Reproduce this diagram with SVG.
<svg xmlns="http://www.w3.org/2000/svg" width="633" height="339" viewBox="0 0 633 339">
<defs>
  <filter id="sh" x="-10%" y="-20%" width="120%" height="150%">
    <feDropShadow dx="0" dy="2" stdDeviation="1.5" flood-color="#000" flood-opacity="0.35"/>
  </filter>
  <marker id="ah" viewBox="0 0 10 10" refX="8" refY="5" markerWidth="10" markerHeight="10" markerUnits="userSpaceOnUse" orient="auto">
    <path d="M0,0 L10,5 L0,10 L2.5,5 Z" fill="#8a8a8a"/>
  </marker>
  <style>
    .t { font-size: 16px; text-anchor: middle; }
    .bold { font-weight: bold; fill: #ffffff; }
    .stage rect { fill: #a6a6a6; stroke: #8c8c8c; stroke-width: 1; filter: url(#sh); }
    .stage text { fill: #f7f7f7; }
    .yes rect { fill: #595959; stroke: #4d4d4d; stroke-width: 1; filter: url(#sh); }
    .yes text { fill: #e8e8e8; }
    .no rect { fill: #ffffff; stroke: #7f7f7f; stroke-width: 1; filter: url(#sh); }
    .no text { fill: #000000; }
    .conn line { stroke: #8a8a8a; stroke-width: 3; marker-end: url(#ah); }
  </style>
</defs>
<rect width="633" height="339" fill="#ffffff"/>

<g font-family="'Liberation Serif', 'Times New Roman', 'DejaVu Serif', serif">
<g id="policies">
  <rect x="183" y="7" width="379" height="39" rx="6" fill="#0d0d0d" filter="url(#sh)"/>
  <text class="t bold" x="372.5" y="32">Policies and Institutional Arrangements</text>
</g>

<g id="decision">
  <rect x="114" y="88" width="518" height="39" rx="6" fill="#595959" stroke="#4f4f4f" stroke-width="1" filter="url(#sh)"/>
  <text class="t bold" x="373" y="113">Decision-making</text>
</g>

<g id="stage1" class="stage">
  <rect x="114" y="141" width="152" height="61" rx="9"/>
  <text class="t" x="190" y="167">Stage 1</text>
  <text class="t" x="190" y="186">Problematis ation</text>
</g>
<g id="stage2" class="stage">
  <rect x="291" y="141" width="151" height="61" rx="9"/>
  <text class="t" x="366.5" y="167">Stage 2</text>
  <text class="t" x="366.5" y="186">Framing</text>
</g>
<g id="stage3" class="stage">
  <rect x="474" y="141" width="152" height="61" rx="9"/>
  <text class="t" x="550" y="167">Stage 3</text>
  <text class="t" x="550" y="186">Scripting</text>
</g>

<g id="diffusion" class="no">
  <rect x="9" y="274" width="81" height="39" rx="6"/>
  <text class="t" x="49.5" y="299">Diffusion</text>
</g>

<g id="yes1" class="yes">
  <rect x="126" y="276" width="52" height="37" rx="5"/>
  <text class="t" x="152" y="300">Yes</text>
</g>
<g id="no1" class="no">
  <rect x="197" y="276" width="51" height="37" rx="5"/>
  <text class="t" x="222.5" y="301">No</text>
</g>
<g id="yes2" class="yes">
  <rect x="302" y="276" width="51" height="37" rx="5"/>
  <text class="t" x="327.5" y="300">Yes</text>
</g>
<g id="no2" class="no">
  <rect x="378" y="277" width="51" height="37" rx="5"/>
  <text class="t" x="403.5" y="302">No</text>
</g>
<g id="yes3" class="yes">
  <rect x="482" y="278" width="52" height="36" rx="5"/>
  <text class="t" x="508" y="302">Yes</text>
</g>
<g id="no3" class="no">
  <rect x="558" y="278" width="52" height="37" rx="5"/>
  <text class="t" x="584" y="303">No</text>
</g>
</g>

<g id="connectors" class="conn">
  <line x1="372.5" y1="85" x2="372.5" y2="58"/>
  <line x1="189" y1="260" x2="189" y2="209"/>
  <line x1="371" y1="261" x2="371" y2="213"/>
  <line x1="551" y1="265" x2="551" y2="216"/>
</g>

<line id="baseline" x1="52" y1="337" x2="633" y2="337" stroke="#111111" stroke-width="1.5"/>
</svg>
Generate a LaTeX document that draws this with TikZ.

:::

• [Required work]: Return all the data above once more, precisely as given.

• [Solution]:
Reproduce this diagram with SVG.
<svg xmlns="http://www.w3.org/2000/svg" width="633" height="339" viewBox="0 0 633 339">
<defs>
  <filter id="sh" x="-10%" y="-20%" width="120%" height="150%">
    <feDropShadow dx="0" dy="2" stdDeviation="1.5" flood-color="#000" flood-opacity="0.35"/>
  </filter>
  <marker id="ah" viewBox="0 0 10 10" refX="8" refY="5" markerWidth="10" markerHeight="10" markerUnits="userSpaceOnUse" orient="auto">
    <path d="M0,0 L10,5 L0,10 L2.5,5 Z" fill="#8a8a8a"/>
  </marker>
  <style>
    .t { font-size: 16px; text-anchor: middle; }
    .bold { font-weight: bold; fill: #ffffff; }
    .stage rect { fill: #a6a6a6; stroke: #8c8c8c; stroke-width: 1; filter: url(#sh); }
    .stage text { fill: #f7f7f7; }
    .yes rect { fill: #595959; stroke: #4d4d4d; stroke-width: 1; filter: url(#sh); }
    .yes text { fill: #e8e8e8; }
    .no rect { fill: #ffffff; stroke: #7f7f7f; stroke-width: 1; filter: url(#sh); }
    .no text { fill: #000000; }
    .conn line { stroke: #8a8a8a; stroke-width: 3; marker-end: url(#ah); }
  </style>
</defs>
<rect width="633" height="339" fill="#ffffff"/>

<g font-family="'Liberation Serif', 'Times New Roman', 'DejaVu Serif', serif">
<g id="policies">
  <rect x="183" y="7" width="379" height="39" rx="6" fill="#0d0d0d" filter="url(#sh)"/>
  <text class="t bold" x="372.5" y="32">Policies and Institutional Arrangements</text>
</g>

<g id="decision">
  <rect x="114" y="88" width="518" height="39" rx="6" fill="#595959" stroke="#4f4f4f" stroke-width="1" filter="url(#sh)"/>
  <text class="t bold" x="373" y="113">Decision-making</text>
</g>

<g id="stage1" class="stage">
  <rect x="114" y="141" width="152" height="61" rx="9"/>
  <text class="t" x="190" y="167">Stage 1</text>
  <text class="t" x="190" y="186">Problematis ation</text>
</g>
<g id="stage2" class="stage">
  <rect x="291" y="141" width="151" height="61" rx="9"/>
  <text class="t" x="366.5" y="167">Stage 2</text>
  <text class="t" x="366.5" y="186">Framing</text>
</g>
<g id="stage3" class="stage">
  <rect x="474" y="141" width="152" height="61" rx="9"/>
  <text class="t" x="550" y="167">Stage 3</text>
  <text class="t" x="550" y="186">Scripting</text>
</g>

<g id="diffusion" class="no">
  <rect x="9" y="274" width="81" height="39" rx="6"/>
  <text class="t" x="49.5" y="299">Diffusion</text>
</g>

<g id="yes1" class="yes">
  <rect x="126" y="276" width="52" height="37" rx="5"/>
  <text class="t" x="152" y="300">Yes</text>
</g>
<g id="no1" class="no">
  <rect x="197" y="276" width="51" height="37" rx="5"/>
  <text class="t" x="222.5" y="301">No</text>
</g>
<g id="yes2" class="yes">
  <rect x="302" y="276" width="51" height="37" rx="5"/>
  <text class="t" x="327.5" y="300">Yes</text>
</g>
<g id="no2" class="no">
  <rect x="378" y="277" width="51" height="37" rx="5"/>
  <text class="t" x="403.5" y="302">No</text>
</g>
<g id="yes3" class="yes">
  <rect x="482" y="278" width="52" height="36" rx="5"/>
  <text class="t" x="508" y="302">Yes</text>
</g>
<g id="no3" class="no">
  <rect x="558" y="278" width="52" height="37" rx="5"/>
  <text class="t" x="584" y="303">No</text>
</g>
</g>

<g id="connectors" class="conn">
  <line x1="372.5" y1="85" x2="372.5" y2="58"/>
  <line x1="189" y1="260" x2="189" y2="209"/>
  <line x1="371" y1="261" x2="371" y2="213"/>
  <line x1="551" y1="265" x2="551" y2="216"/>
</g>

<line id="baseline" x1="52" y1="337" x2="633" y2="337" stroke="#111111" stroke-width="1.5"/>
</svg>
Generate a LaTeX document that draws this with TikZ.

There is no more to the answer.